* BEGIN *

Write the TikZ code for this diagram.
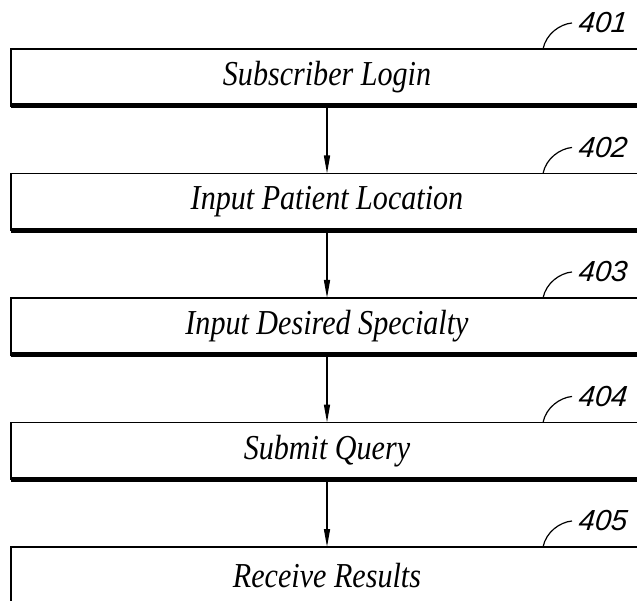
\documentclass[tikz,border=0pt]{standalone}
\usepackage{fontspec}
\setmainfont{Liberation Serif}
\newfontfamily\boxfont[FakeStretch=0.86]{Liberation Serif}
\newfontfamily\numfont[FakeSlant=0.1]{Liberation Sans}
\usetikzlibrary{arrows.meta,positioning}

\begin{document}
\begin{tikzpicture}[>={Triangle[width=6pt,length=18pt]},node distance=67.5pt]
  \tikzstyle{box}=[draw,line width=1.2pt,minimum width=632pt,minimum height=57pt,outer sep=0pt,
    font=\boxfont\itshape\fontsize{35}{40}\selectfont]
  \tikzstyle{num}=[anchor=west,inner sep=0pt,font=\numfont\itshape\fontsize{29}{32}\selectfont]
  \tikzstyle{leader}=[line width=1.2pt]
  \useasboundingbox (0,0) rectangle (637pt,-601pt);
  \node[box] (login) at (327pt,-77.5pt) {Subscriber Login};
  \node[box,below=of login] (location) {Input Patient Location};
  \node[box,below=of location] (specialty) {Input Desired Specialty};
  \node[box,below=of specialty] (query) {Submit Query};
  \node[box,below=of query] (results) {Receive Results};
  % thick bottom edges
  \draw[line width=5pt] (login.south west) -- (login.south east);
  \draw[line width=5pt] (location.south west) -- (location.south east);
  \draw[line width=5pt] (specialty.south west) -- (specialty.south east);
  \draw[line width=5pt] (query.south west) -- (query.south east);
  \draw[line width=5pt] (results.south west) -- (results.south east);
  % flow
  \draw[line width=1.5pt,->] (login) -- (location);
  \draw[line width=1.5pt,->] (location) -- (specialty);
  \draw[line width=1.5pt,->] (specialty) -- (query);
  \draw[line width=1.5pt,->] (query) -- (results);
  % reference numerals
  \node[num] (n401) at ([xshift=251pt,yshift=26pt]login.north) {401};
  \node[num] (n402) at ([xshift=251pt,yshift=26pt]location.north) {402};
  \node[num] (n403) at ([xshift=251pt,yshift=26pt]specialty.north) {403};
  \node[num] (n404) at ([xshift=251pt,yshift=26pt]query.north) {404};
  \node[num] (n405) at ([xshift=251pt,yshift=26pt]results.north) {405};
  \draw[leader] ([xshift=216pt]login.north) .. controls +(3pt,15pt) and +(-12pt,-1pt) .. ([xshift=-6pt]n401.west);
  \draw[leader] ([xshift=216pt]location.north) .. controls +(3pt,15pt) and +(-12pt,-1pt) .. ([xshift=-6pt]n402.west);
  \draw[leader] ([xshift=216pt]specialty.north) .. controls +(3pt,15pt) and +(-12pt,-1pt) .. ([xshift=-6pt]n403.west);
  \draw[leader] ([xshift=216pt]query.north) .. controls +(3pt,15pt) and +(-12pt,-1pt) .. ([xshift=-6pt]n404.west);
  \draw[leader] ([xshift=216pt]results.north) .. controls +(3pt,15pt) and +(-12pt,-1pt) .. ([xshift=-6pt]n405.west);
\end{tikzpicture}
\end{document}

* END *

* Your task *
Reproduce all of the data exactly, omitting each picture it holds.

* Result *
Write the TikZ code for this diagram.
\documentclass[tikz,border=0pt]{standalone}
\usepackage{fontspec}
\setmainfont{Liberation Serif}
\newfontfamily\boxfont[FakeStretch=0.86]{Liberation Serif}
\newfontfamily\numfont[FakeSlant=0.1]{Liberation Sans}
\usetikzlibrary{arrows.meta,positioning}

\begin{document}
\begin{tikzpicture}[>={Triangle[width=6pt,length=18pt]},node distance=67.5pt]
  \tikzstyle{box}=[draw,line width=1.2pt,minimum width=632pt,minimum height=57pt,outer sep=0pt,
    font=\boxfont\itshape\fontsize{35}{40}\selectfont]
  \tikzstyle{num}=[anchor=west,inner sep=0pt,font=\numfont\itshape\fontsize{29}{32}\selectfont]
  \tikzstyle{leader}=[line width=1.2pt]
  \useasboundingbox (0,0) rectangle (637pt,-601pt);
  \node[box] (login) at (327pt,-77.5pt) {Subscriber Login};
  \node[box,below=of login] (location) {Input Patient Location};
  \node[box,below=of location] (specialty) {Input Desired Specialty};
  \node[box,below=of specialty] (query) {Submit Query};
  \node[box,below=of query] (results) {Receive Results};
  % thick bottom edges
  \draw[line width=5pt] (login.south west) -- (login.south east);
  \draw[line width=5pt] (location.south west) -- (location.south east);
  \draw[line width=5pt] (specialty.south west) -- (specialty.south east);
  \draw[line width=5pt] (query.south west) -- (query.south east);
  \draw[line width=5pt] (results.south west) -- (results.south east);
  % flow
  \draw[line width=1.5pt,->] (login) -- (location);
  \draw[line width=1.5pt,->] (location) -- (specialty);
  \draw[line width=1.5pt,->] (specialty) -- (query);
  \draw[line width=1.5pt,->] (query) -- (results);
  % reference numerals
  \node[num] (n401) at ([xshift=251pt,yshift=26pt]login.north) {401};
  \node[num] (n402) at ([xshift=251pt,yshift=26pt]location.north) {402};
  \node[num] (n403) at ([xshift=251pt,yshift=26pt]specialty.north) {403};
  \node[num] (n404) at ([xshift=251pt,yshift=26pt]query.north) {404};
  \node[num] (n405) at ([xshift=251pt,yshift=26pt]results.north) {405};
  \draw[leader] ([xshift=216pt]login.north) .. controls +(3pt,15pt) and +(-12pt,-1pt) .. ([xshift=-6pt]n401.west);
  \draw[leader] ([xshift=216pt]location.north) .. controls +(3pt,15pt) and +(-12pt,-1pt) .. ([xshift=-6pt]n402.west);
  \draw[leader] ([xshift=216pt]specialty.north) .. controls +(3pt,15pt) and +(-12pt,-1pt) .. ([xshift=-6pt]n403.west);
  \draw[leader] ([xshift=216pt]query.north) .. controls +(3pt,15pt) and +(-12pt,-1pt) .. ([xshift=-6pt]n404.west);
  \draw[leader] ([xshift=216pt]results.north) .. controls +(3pt,15pt) and +(-12pt,-1pt) .. ([xshift=-6pt]n405.west);
\end{tikzpicture}
\end{document}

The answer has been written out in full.